Invited Talk 5 | Yoshua Bengio | Avoiding Uncontrolled Agency with the Scientist AI
Abstract
AI agentic capabilities are rising exponentially, driven by scientific advances incorporating system 2 cognition into deep networks as well as by the commercial value of automating numerous human tasks. Besides bodily control, this may be the most significant gap that remains to human-level intelligence. Unfortunately, a series of recent scientific observations raise a major red flag: as AIs become better at reasoning and planning, more occurrences of deceptive and self-preservation behaviors are observed. We have not solved the problem of making sure that advanced AIs will follow our instructions, and in some circumstances they are found to cheat, lie, hack computers and try to escape our control, against their alignment training and instructions.
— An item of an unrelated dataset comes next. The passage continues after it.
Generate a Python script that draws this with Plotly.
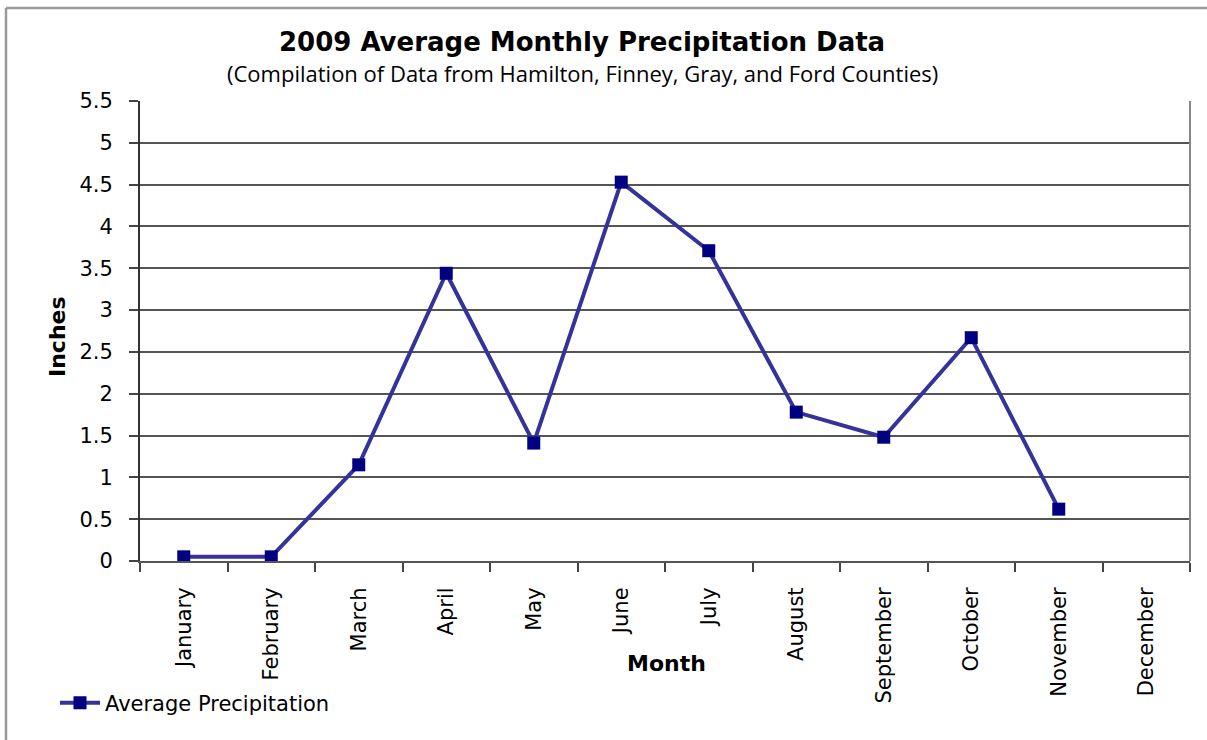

Is it wise to design AIs that will soon be smarter than us across many cognitive abilities and could compete with us and try to avoid our control? We propose a safer path going forward: the design of non-agentic but fully trustworthy AIs trained in the spirit of scientific explanation rather than goal-seeking, trying to understand the world rather than trying to imitate or please us. For example, such non-agentic Scientist AIs could be used as monitors that reject potentially dangerous inputs or outputs of untrusted AI agents. Sufficient key requirements of the Scientist AI design are presented to yield the desired non-agentivity of the predictions and the resulting honesty.